#### INSTRUCTIONS TO FOLLOW:
Omit the pictures from the entries below and retype everything else exactly.

Dataset items:
┄┄┄┄┄┄

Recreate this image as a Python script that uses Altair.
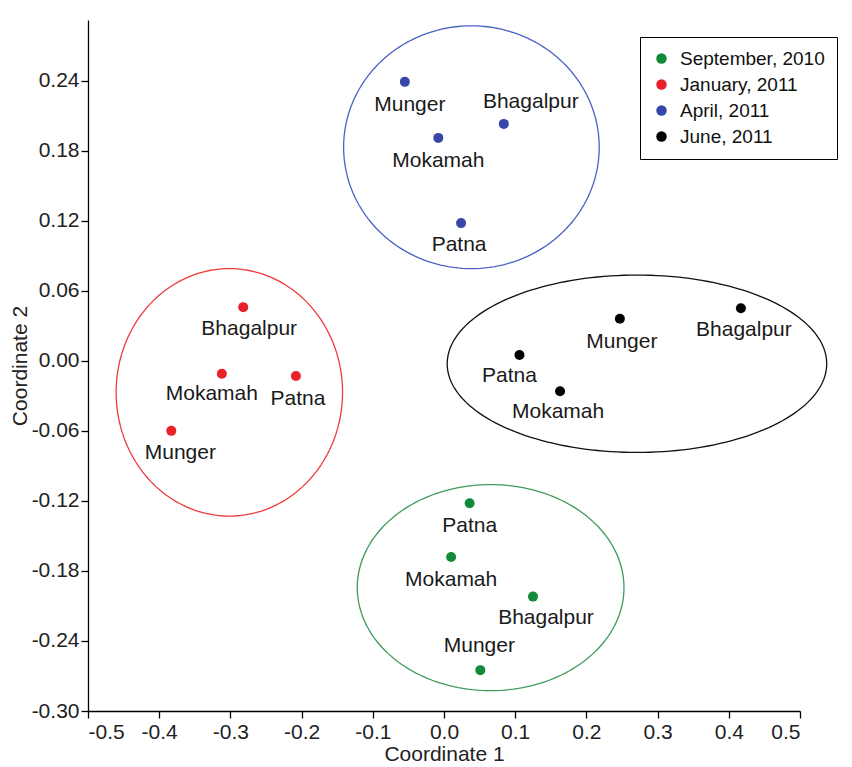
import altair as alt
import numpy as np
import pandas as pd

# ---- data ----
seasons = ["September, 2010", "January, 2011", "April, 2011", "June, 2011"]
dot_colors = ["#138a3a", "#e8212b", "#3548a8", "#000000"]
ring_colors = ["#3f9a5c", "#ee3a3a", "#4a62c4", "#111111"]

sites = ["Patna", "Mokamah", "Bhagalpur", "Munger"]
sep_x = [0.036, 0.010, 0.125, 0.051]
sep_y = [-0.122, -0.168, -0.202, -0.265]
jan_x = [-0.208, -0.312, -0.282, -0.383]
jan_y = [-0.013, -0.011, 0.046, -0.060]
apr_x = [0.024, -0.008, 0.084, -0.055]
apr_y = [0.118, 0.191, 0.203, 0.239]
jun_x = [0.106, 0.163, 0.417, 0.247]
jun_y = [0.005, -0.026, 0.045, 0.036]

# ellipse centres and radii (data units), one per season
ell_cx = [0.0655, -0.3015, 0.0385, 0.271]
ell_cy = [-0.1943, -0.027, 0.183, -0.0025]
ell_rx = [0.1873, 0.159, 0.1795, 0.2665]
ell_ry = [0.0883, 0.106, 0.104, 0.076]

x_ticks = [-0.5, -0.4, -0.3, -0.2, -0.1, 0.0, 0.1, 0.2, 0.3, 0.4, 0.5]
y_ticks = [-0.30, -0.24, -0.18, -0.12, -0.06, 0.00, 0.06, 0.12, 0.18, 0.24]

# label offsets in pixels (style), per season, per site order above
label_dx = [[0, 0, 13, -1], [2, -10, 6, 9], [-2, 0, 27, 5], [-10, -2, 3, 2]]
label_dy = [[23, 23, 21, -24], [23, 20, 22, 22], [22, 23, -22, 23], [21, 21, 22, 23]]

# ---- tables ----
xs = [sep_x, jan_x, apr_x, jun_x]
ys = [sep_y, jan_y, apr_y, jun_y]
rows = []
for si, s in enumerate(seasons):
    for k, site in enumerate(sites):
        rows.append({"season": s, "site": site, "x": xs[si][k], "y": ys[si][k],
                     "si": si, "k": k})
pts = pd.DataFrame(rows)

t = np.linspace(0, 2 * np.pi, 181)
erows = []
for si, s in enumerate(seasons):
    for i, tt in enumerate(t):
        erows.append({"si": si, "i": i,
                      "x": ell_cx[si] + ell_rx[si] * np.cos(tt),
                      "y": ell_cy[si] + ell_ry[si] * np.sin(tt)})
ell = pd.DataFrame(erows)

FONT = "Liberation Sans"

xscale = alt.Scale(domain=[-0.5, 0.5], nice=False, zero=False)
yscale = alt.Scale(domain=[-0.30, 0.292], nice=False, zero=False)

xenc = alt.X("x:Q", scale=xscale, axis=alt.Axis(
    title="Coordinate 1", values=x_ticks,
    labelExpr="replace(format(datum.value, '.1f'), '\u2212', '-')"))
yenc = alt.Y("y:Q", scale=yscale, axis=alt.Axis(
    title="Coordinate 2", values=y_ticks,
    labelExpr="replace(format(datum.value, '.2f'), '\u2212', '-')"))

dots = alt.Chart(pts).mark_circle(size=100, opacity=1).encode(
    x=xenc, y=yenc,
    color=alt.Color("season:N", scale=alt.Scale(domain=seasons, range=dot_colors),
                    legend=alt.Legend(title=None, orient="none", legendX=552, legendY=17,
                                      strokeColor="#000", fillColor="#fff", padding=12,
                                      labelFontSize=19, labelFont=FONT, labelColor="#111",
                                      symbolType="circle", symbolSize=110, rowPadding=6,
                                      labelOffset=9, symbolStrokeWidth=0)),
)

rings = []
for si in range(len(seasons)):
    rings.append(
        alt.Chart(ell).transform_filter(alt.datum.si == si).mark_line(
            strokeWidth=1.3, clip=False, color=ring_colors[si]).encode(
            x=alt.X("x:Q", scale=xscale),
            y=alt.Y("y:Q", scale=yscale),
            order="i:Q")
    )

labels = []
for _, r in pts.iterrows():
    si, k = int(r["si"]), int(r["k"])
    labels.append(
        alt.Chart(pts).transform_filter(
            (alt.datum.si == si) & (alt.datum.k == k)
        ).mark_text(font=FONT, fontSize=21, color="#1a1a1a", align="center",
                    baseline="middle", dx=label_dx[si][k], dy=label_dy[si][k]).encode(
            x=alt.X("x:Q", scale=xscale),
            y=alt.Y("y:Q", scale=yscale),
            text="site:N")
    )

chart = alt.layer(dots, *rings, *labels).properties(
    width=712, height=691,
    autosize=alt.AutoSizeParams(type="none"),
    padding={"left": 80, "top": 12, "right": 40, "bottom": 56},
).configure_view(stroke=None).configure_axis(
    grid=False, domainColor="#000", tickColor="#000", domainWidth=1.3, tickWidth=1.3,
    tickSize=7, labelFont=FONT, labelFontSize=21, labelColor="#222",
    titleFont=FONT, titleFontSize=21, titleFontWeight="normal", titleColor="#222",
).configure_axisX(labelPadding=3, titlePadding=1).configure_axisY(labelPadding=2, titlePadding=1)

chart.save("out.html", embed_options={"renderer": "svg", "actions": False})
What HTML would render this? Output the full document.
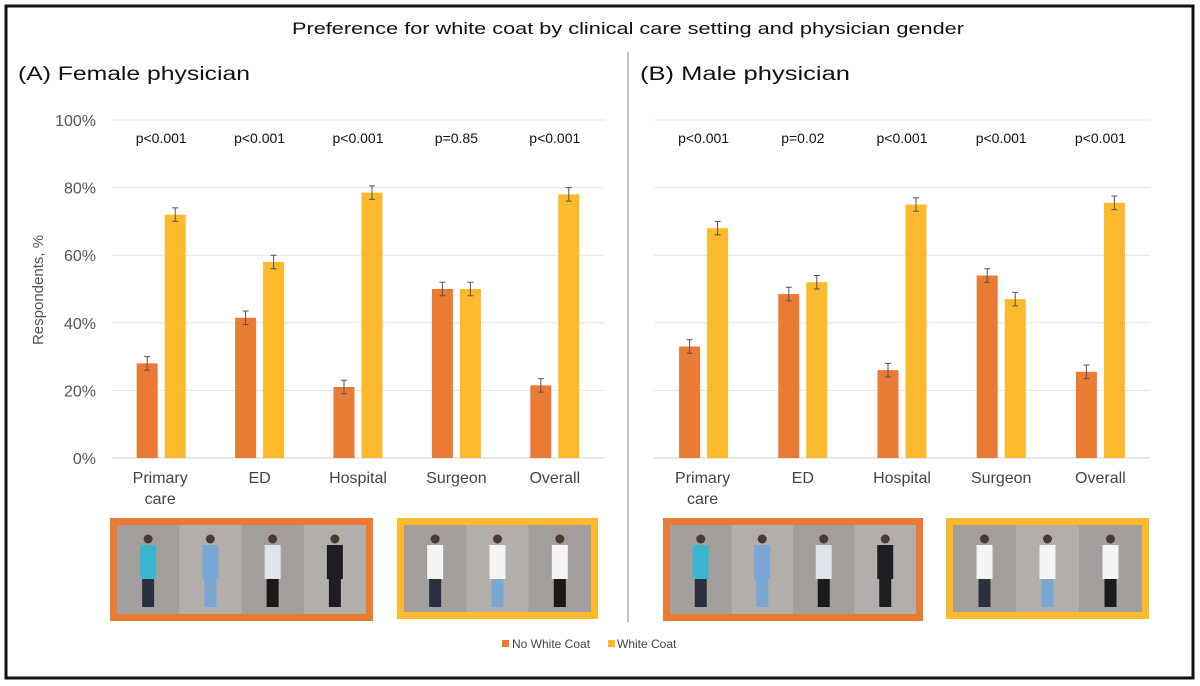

┄┄┄┄┄┄

#### ANSWER TO THE PROBLEM:
Recreate this image as a Python script that uses Altair.
import altair as alt
import numpy as np
import pandas as pd

# ---- data ----
seasons = ["September, 2010", "January, 2011", "April, 2011", "June, 2011"]
dot_colors = ["#138a3a", "#e8212b", "#3548a8", "#000000"]
ring_colors = ["#3f9a5c", "#ee3a3a", "#4a62c4", "#111111"]

sites = ["Patna", "Mokamah", "Bhagalpur", "Munger"]
sep_x = [0.036, 0.010, 0.125, 0.051]
sep_y = [-0.122, -0.168, -0.202, -0.265]
jan_x = [-0.208, -0.312, -0.282, -0.383]
jan_y = [-0.013, -0.011, 0.046, -0.060]
apr_x = [0.024, -0.008, 0.084, -0.055]
apr_y = [0.118, 0.191, 0.203, 0.239]
jun_x = [0.106, 0.163, 0.417, 0.247]
jun_y = [0.005, -0.026, 0.045, 0.036]

# ellipse centres and radii (data units), one per season
ell_cx = [0.0655, -0.3015, 0.0385, 0.271]
ell_cy = [-0.1943, -0.027, 0.183, -0.0025]
ell_rx = [0.1873, 0.159, 0.1795, 0.2665]
ell_ry = [0.0883, 0.106, 0.104, 0.076]

x_ticks = [-0.5, -0.4, -0.3, -0.2, -0.1, 0.0, 0.1, 0.2, 0.3, 0.4, 0.5]
y_ticks = [-0.30, -0.24, -0.18, -0.12, -0.06, 0.00, 0.06, 0.12, 0.18, 0.24]

# label offsets in pixels (style), per season, per site order above
label_dx = [[0, 0, 13, -1], [2, -10, 6, 9], [-2, 0, 27, 5], [-10, -2, 3, 2]]
label_dy = [[23, 23, 21, -24], [23, 20, 22, 22], [22, 23, -22, 23], [21, 21, 22, 23]]

# ---- tables ----
xs = [sep_x, jan_x, apr_x, jun_x]
ys = [sep_y, jan_y, apr_y, jun_y]
rows = []
for si, s in enumerate(seasons):
    for k, site in enumerate(sites):
        rows.append({"season": s, "site": site, "x": xs[si][k], "y": ys[si][k],
                     "si": si, "k": k})
pts = pd.DataFrame(rows)

t = np.linspace(0, 2 * np.pi, 181)
erows = []
for si, s in enumerate(seasons):
    for i, tt in enumerate(t):
        erows.append({"si": si, "i": i,
                      "x": ell_cx[si] + ell_rx[si] * np.cos(tt),
                      "y": ell_cy[si] + ell_ry[si] * np.sin(tt)})
ell = pd.DataFrame(erows)

FONT = "Liberation Sans"

xscale = alt.Scale(domain=[-0.5, 0.5], nice=False, zero=False)
yscale = alt.Scale(domain=[-0.30, 0.292], nice=False, zero=False)

xenc = alt.X("x:Q", scale=xscale, axis=alt.Axis(
    title="Coordinate 1", values=x_ticks,
    labelExpr="replace(format(datum.value, '.1f'), '\u2212', '-')"))
yenc = alt.Y("y:Q", scale=yscale, axis=alt.Axis(
    title="Coordinate 2", values=y_ticks,
    labelExpr="replace(format(datum.value, '.2f'), '\u2212', '-')"))

dots = alt.Chart(pts).mark_circle(size=100, opacity=1).encode(
    x=xenc, y=yenc,
    color=alt.Color("season:N", scale=alt.Scale(domain=seasons, range=dot_colors),
                    legend=alt.Legend(title=None, orient="none", legendX=552, legendY=17,
                                      strokeColor="#000", fillColor="#fff", padding=12,
                                      labelFontSize=19, labelFont=FONT, labelColor="#111",
                                      symbolType="circle", symbolSize=110, rowPadding=6,
                                      labelOffset=9, symbolStrokeWidth=0)),
)

rings = []
for si in range(len(seasons)):
    rings.append(
        alt.Chart(ell).transform_filter(alt.datum.si == si).mark_line(
            strokeWidth=1.3, clip=False, color=ring_colors[si]).encode(
            x=alt.X("x:Q", scale=xscale),
            y=alt.Y("y:Q", scale=yscale),
            order="i:Q")
    )

labels = []
for _, r in pts.iterrows():
    si, k = int(r["si"]), int(r["k"])
    labels.append(
        alt.Chart(pts).transform_filter(
            (alt.datum.si == si) & (alt.datum.k == k)
        ).mark_text(font=FONT, fontSize=21, color="#1a1a1a", align="center",
                    baseline="middle", dx=label_dx[si][k], dy=label_dy[si][k]).encode(
            x=alt.X("x:Q", scale=xscale),
            y=alt.Y("y:Q", scale=yscale),
            text="site:N")
    )

chart = alt.layer(dots, *rings, *labels).properties(
    width=712, height=691,
    autosize=alt.AutoSizeParams(type="none"),
    padding={"left": 80, "top": 12, "right": 40, "bottom": 56},
).configure_view(stroke=None).configure_axis(
    grid=False, domainColor="#000", tickColor="#000", domainWidth=1.3, tickWidth=1.3,
    tickSize=7, labelFont=FONT, labelFontSize=21, labelColor="#222",
    titleFont=FONT, titleFontSize=21, titleFontWeight="normal", titleColor="#222",
).configure_axisX(labelPadding=3, titlePadding=1).configure_axisY(labelPadding=2, titlePadding=1)

chart.save("out.html", embed_options={"renderer": "svg", "actions": False})
What HTML would render this? Output the full document.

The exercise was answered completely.